Researchers led by Doron Merkler from the University of Geneva have shown how post local infection, a fraction of resting CD8+ tissue resident memory (TRM) cells cross-reacted with antigens of the CNS to become subsequently activated and drive immunopathological responses in the CNS. They reported their findings in the April 13, 2022, online edition of Science Translational Medicine.

CD8+ "killer" T cells in nonlymphoid tissues contribute to localized immune surveillance and confer protection against reinfection. Conversely, aberrantly activated TRM cells may be involved in tissue-damaging proinflammatory responses seen in autoimmune disorders. Indeed, in several neuroinflammatory conditions such as multiple sclerosis (MS), CD8+ T cells have been detected in the cerebrospinal fluid of patients, early after disease onset.

However, the potential implications of these TRM cells in driving neuroinflammation have not been studied in detail.

In the Science Translational Medicine publication, the authors investigated whether resting CD8+ cells that persisted after the clearing of viral infections could initiate immune responses directed against cognate self-antigens in the CNS. Merkler, an associate professor in neuropathology at University of Geneva, and his team established an in vivo murine model of neuroinflammation that allowed for targeted and local reactivation of resting CD8+ TRM that colonized and persisted in the CNS after transient infection with attenuated lymphocytic choriomeningitis virus (LCMV).

The researchers investigated how these resting CD8+ TRM were clonally expanded and reactivated in a time and cell-specific manner upon encountering their cognate neo-self-antigen expressed by glial cells.
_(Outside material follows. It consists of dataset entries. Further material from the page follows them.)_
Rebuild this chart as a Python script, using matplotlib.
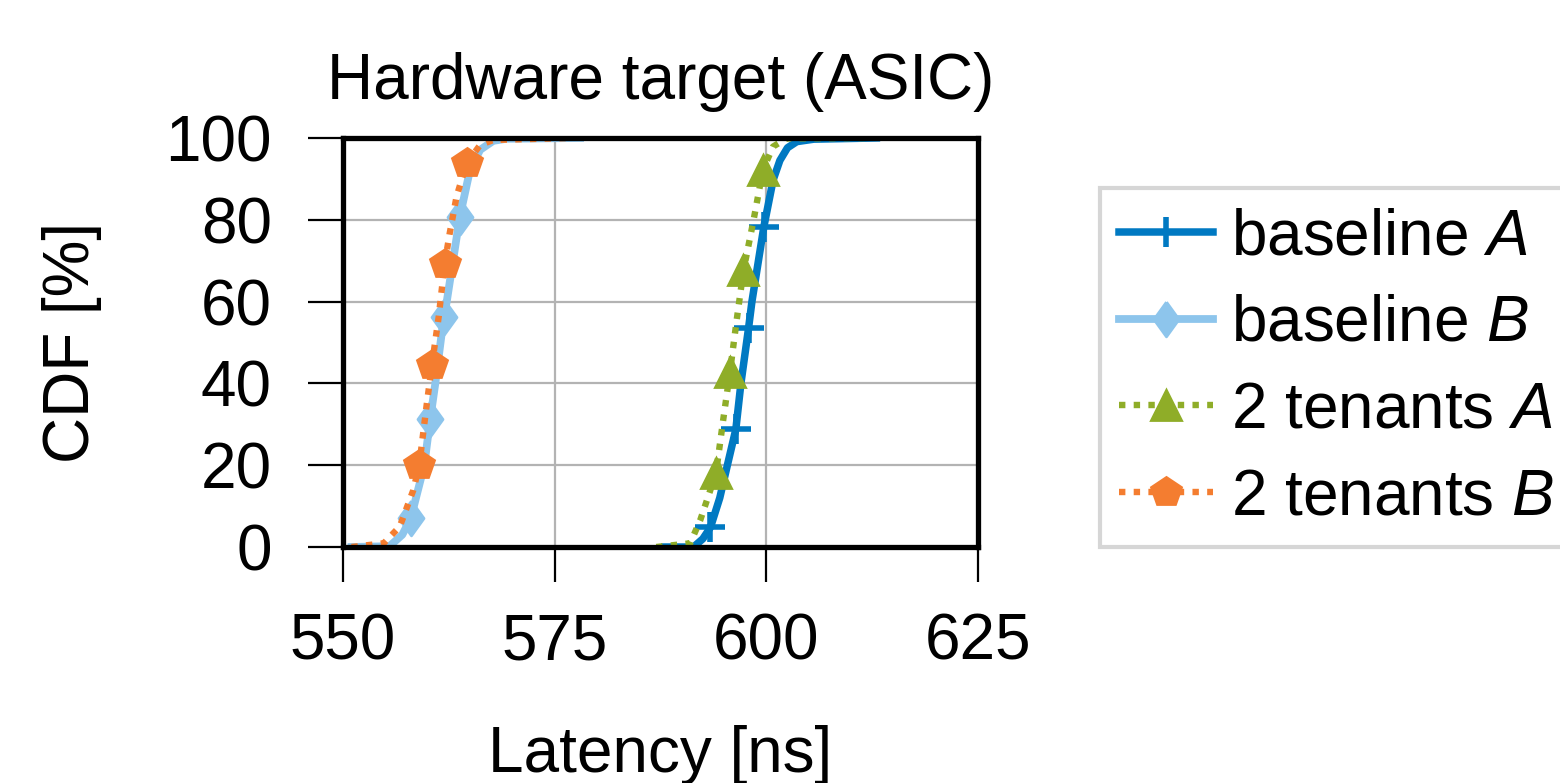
import matplotlib
matplotlib.use("Agg")
import matplotlib.pyplot as plt

plt.rcParams['font.family'] = ['Liberation Sans', 'DejaVu Sans']
plt.rcParams['mathtext.fontset'] = 'custom'
plt.rcParams['mathtext.rm'] = 'Liberation Sans'
plt.rcParams['mathtext.it'] = 'Liberation Sans:italic'

# CDF-Kurven
lat_base_a = [588.0, 591.4, 592.5, 593.4, 594.5, 595.4, 596.4, 597.0, 597.9, 598.3,
              599.7, 600.8, 601.6, 602.5, 603.6, 605.6, 613.0]
cdf_base_a = [0, 0, 2, 4.8, 12, 20, 28.8, 40, 53.5, 60, 78.2, 89.7, 94.5, 97.6, 99.1,
              99.7, 100]

lat_base_b = [551.0, 555.5, 557.0, 558.0, 559.6, 560.3, 560.9, 561.9, 562.25, 563.8,
              565.0, 566.2, 567.75, 569.3, 578.0]
cdf_base_b = [0, 0.2, 3, 7, 20, 31.3, 40, 56.2, 60, 80.8, 92.2, 97.1, 99.3, 99.8, 100]

lat_ten_a = [587.0, 591.0, 592.2, 594.05, 594.9, 595.7, 596.5, 597.3, 598.5, 599.6,
             600.8, 602.4, 612.0]
cdf_ten_a = [0, 0.9, 6.6, 18, 31, 42.7, 55.5, 67.6, 80, 92.2, 97.9, 99.9, 100]

lat_ten_b = [551.0, 554.8, 556.7, 558.3, 559.0, 559.9, 560.5, 561.3, 562.0, 562.6,
             563.4, 564.6, 566.2, 567.75, 577.0]
cdf_ten_b = [0, 0.9, 5, 13.9, 20, 35.1, 44.5, 56.3, 69.2, 76.7, 85.6, 93.8, 98.3, 99.5, 100]

labels = ['baseline $A$', 'baseline $B$', '2 tenants $A$', '2 tenants $B$']
x_ticks = [550, 575, 600, 625]
y_ticks = [0, 20, 40, 60, 80, 100]

fig = plt.figure(figsize=(7.8, 3.915), dpi=200)
ax = fig.add_axes([0.2199, 0.3014, 0.4070, 0.5224])

diamond = [(0, 1), (0.72, 0), (0, -1), (-0.72, 0), (0, 1)]
dots = (0, (1.0, 1.3))

ax.plot(lat_base_a, cdf_base_a, '-', color='#0079c2', lw=2.7, marker='+', ms=11,
        mew=2.0, markevery=[3, 6, 8, 10], label=labels[0])
ax.plot(lat_base_b, cdf_base_b, '-', color='#8dc5ec', lw=2.8, marker=diamond, ms=12.5,
        markevery=[3, 5, 7, 9], label=labels[1])
ax.plot(lat_ten_a, cdf_ten_a, color='#8fad28', lw=2.3, ls=dots, marker='^', ms=10.5,
        markevery=[3, 5, 7, 9], label=labels[2])
ax.plot(lat_ten_b, cdf_ten_b, color='#f47d30', lw=2.3, ls=dots, marker='p', ms=11,
        markevery=[4, 6, 8, 11], label=labels[3])

ax.set_xlim(550, 625)
ax.set_ylim(0, 100)
ax.set_xticks(x_ticks)
ax.set_yticks(y_ticks)
ax.grid(True, color='#b3b3b3', lw=0.8)
ax.set_axisbelow(True)
for s in ax.spines.values():
    s.set_linewidth(1.9)
    s.set_color('black')
ax.tick_params(direction='out', length=12.6, width=0.8, labelsize=23)
ax.tick_params(axis='x', pad=11)
ax.tick_params(axis='y', pad=13)

ax.set_title('Hardware target (ASIC)', fontsize=23, pad=14)
ax.set_xlabel('Latency [ns]', fontsize=23)
ax.set_ylabel('CDF [%]', fontsize=23)
ax.xaxis.set_label_coords(0.5, -0.435)
ax.yaxis.set_label_coords(-0.38, 0.5)

leg = fig.legend(loc='upper left', bbox_to_anchor=(0.705, 0.76), borderaxespad=0,
                 fontsize=23, frameon=True, fancybox=False, handlelength=1.47,
                 handletextpad=0.28, labelspacing=0.42, borderpad=0.3)
leg.get_frame().set_edgecolor('#cccccc')
leg.get_frame().set_linewidth(1.5)

fig.savefig('out.png', dpi=200)
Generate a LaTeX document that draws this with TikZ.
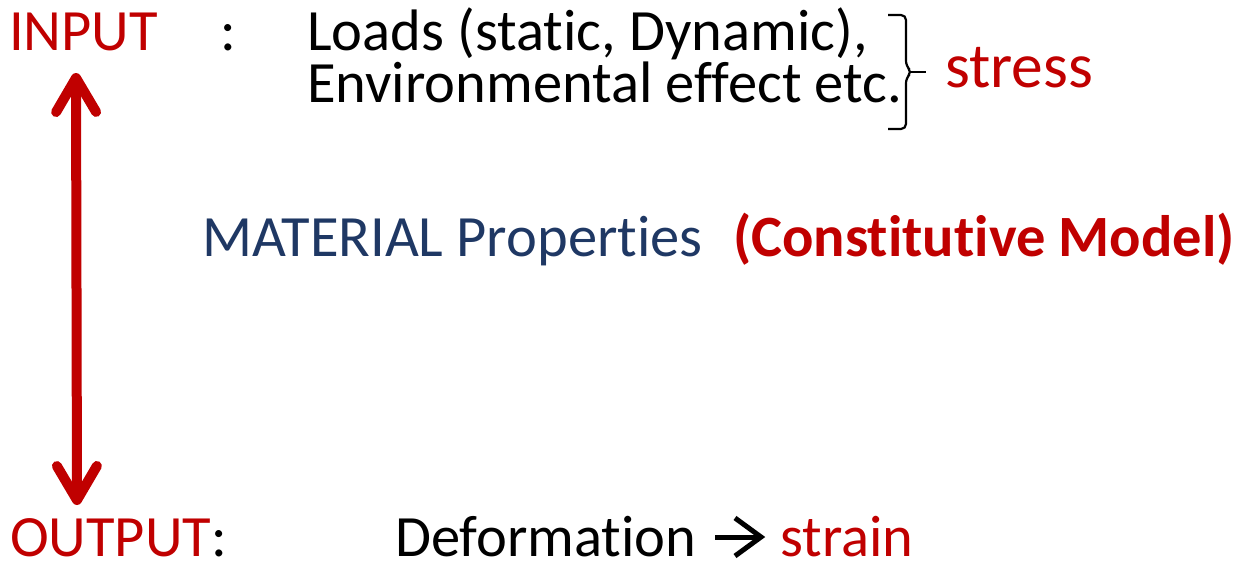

The reactivated CD8+ cells were capable of differentiating into self-destructive effectors to initiate neuroinflammation, which required help of CD4+ T cells.

The authors next assessed that the reactivated TRM could precipitate immunopathology and disease in an organ-autonomous manner, independently of circulating CD8+ T cells that are formed by destruction of antigenic glial cells. They were able to do so by entering the cell cycle and rapidly acquiring a cytotoxic effector phenotype.

In their paper, the authors wrote that "histological evaluation revealed that TRM reactivation and simultaneous tissue destruction were accompanied by substantial recruitment and activation of other immune cell subsets in the CNS." They observed that the inflamed CNS contained a substantial number of recruited CD4+ T cells and in the absence of CD4+ T-cell help, the activated TRM failed to expand and differentiate into cytotoxic effector cells and lost their tissue-destructive capacity.

The authors assert that their study constitutes a major conceptual advance toward understanding how TRM may be involved in CNS immunopathology and how, under certain circumstances, such cells contribute to aberrant immune processes driving disease progression.

In fact, the findings of this study can explain the observed effectiveness of current treatments in relapsing-remitting early MS that primarily target the circulating immune cell pool. As the disease progresses, TRM increasingly occupy the majority of CD8+ T lymphocytes, which may better escape conventional therapeutic approaches. In early MS disease stages, immunomodulatory treatments that prevent the influx of circulating CD4+ T cells into the CNS will equally interfere with the pathogenic properties of TRM. However, given that such treatments are poorly effective in progressive MS, the authors speculate that tissue destructive CD8+ TRM may become independent from CD4+ T help with time in chronic disease states or that CD4+ TRM may accumulate over time in the CNS.